There are enough serious methodological shortcomings of 16s experiments that this would be an easy list to write, but the mark has been missed in this case.

I'm happy to give credit where it's due; two and a half of the eight points made here are worth mentioning. The rest are like worrying about mold around the sink when the house is on fire.

6 - Contamination has been shown to be a serious issue - the scope and extent of which has not been well characterized - and it is frequently not given appropriate consideration.

8 - If your target material is DNA, you're bound to capture some dead stuff. Targeting RNA addresses this problem to some extent, but not enough investigators check to see how much of a difference this makes because RNA is more difficult to do these experiments with and has problems of its own. Like contamination (which it sort of is), it's clear that including dead organisms in your measurement of a microbial population is an issue, but we don't know how widespread it is or how much it effects results.

3 (meh...) - It's true that there are a variety of metrics which are intended for use in traditional ecology and which are inappropriate for 16s-based microbial ecology are used more often than they should be. There are more suitable metrics devised with these experiments in mind which are increasingly widely used. I wouldn't let this one bother you; most people seem to be coming around. After all, its easy and free to fix.

Here's what gets me:

Rarefaction is widely used, but it is a crappy normalization method. In fact, nobody is really sure what the best way to normalize 16s data is.

It's not like that one really matters, though. There are much bigger problems.

The number of reads for a given taxonomy is a horrible estimator of abundance. Things like amplification bias, sequencing bias, variable operon counts (1-10 or more per genome), and growth rate biases (some cells divide rapidly after sample collection, others not so much) can easily combine to be several orders of magnitude.

Compared to these factors, normalizing for read depth is a minor problem.
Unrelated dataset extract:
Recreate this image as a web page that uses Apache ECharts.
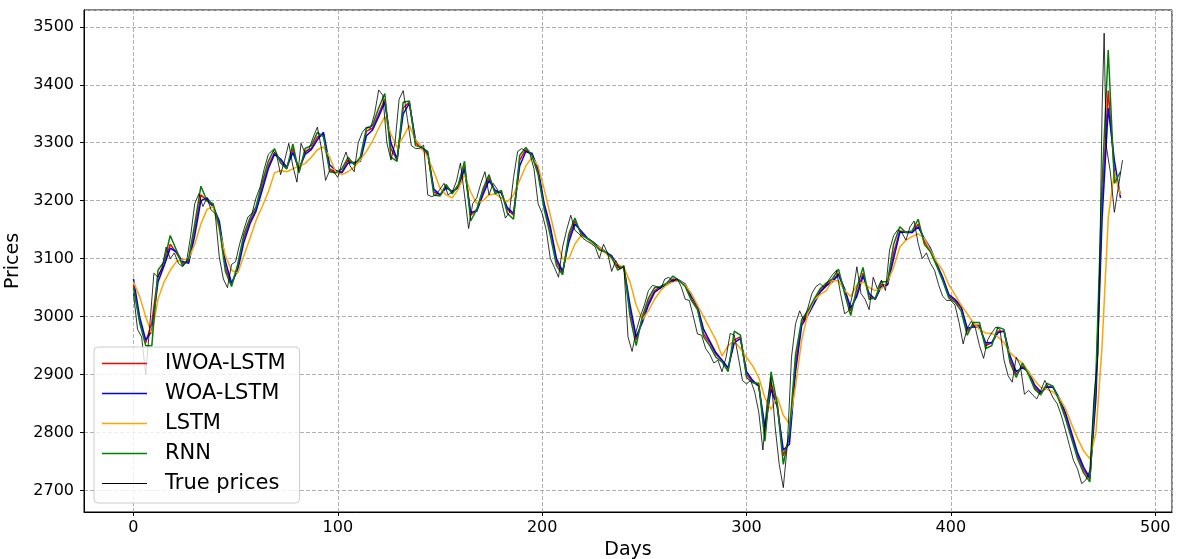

Diversity is generally supposed to indicate how many different organisms there are. Additionally, some metrics attempt to capture how different the organisms are from one another and/or how evenly distributed the population is. We know that sequencing more deep correlates with diversity (as we capture more and more of the lowly abundant taxa) up to a point. If you plot diversity over read depth, and the value does not converge by the time you get to your actual read depth, your diversity value is meaningless and at the very least does not indicate what it is intended to indicate. This is not something people check for very often.

Also, it can be shown that read counts correlate with qPCR counts of bacteria in a sample, even though this isn't supposed to be true. This skews diversity metrics and decreases the resolution of abundance metrics.

Finally - and this what really gets me - we're comparing and describing these samples in terms of the identities of the organisms, when obviously the important thing is their functional contributions to the system. There may be populations with dramatically different compositions in terms of identity, but with very similar functions. Likewise, because the same species can have different genes and significantly different functional contributions, populations which appear very similar at the level of identity can be very different in important ways in terms of their functional profile.

It's like if we were trying to describe an army, and we used the proportions of people named Steve, Mike, and Bob as the basis of our descriptions. Two Steves and two Mikes give the same value (in terms of relative abundance) for the population as 200 Steves and 200 Mikes. It also matters if Steve has a saber or a 50 cal. It also matters if half the Steves are dead. And it matters if we sample 100 soldiers or 10,000 soldiers, because we're bound to miss the special forces and fighter pilots if we only sample 100.

All in all, 16s NGS microbiome experiments give us very inaccurate, potentially misleading data, which we summarize using metrics that often don't represent what we think they do, and then we compare these values in a way that misses important parts of the underlying biology. It is important to remember that we are knee deep in all sort of BS in this field.

But, when we understand and appreciate the caveats, we can really learn things. I think the author ought to have been harder on the field in general, but I appreciate the sentiments nonetheless.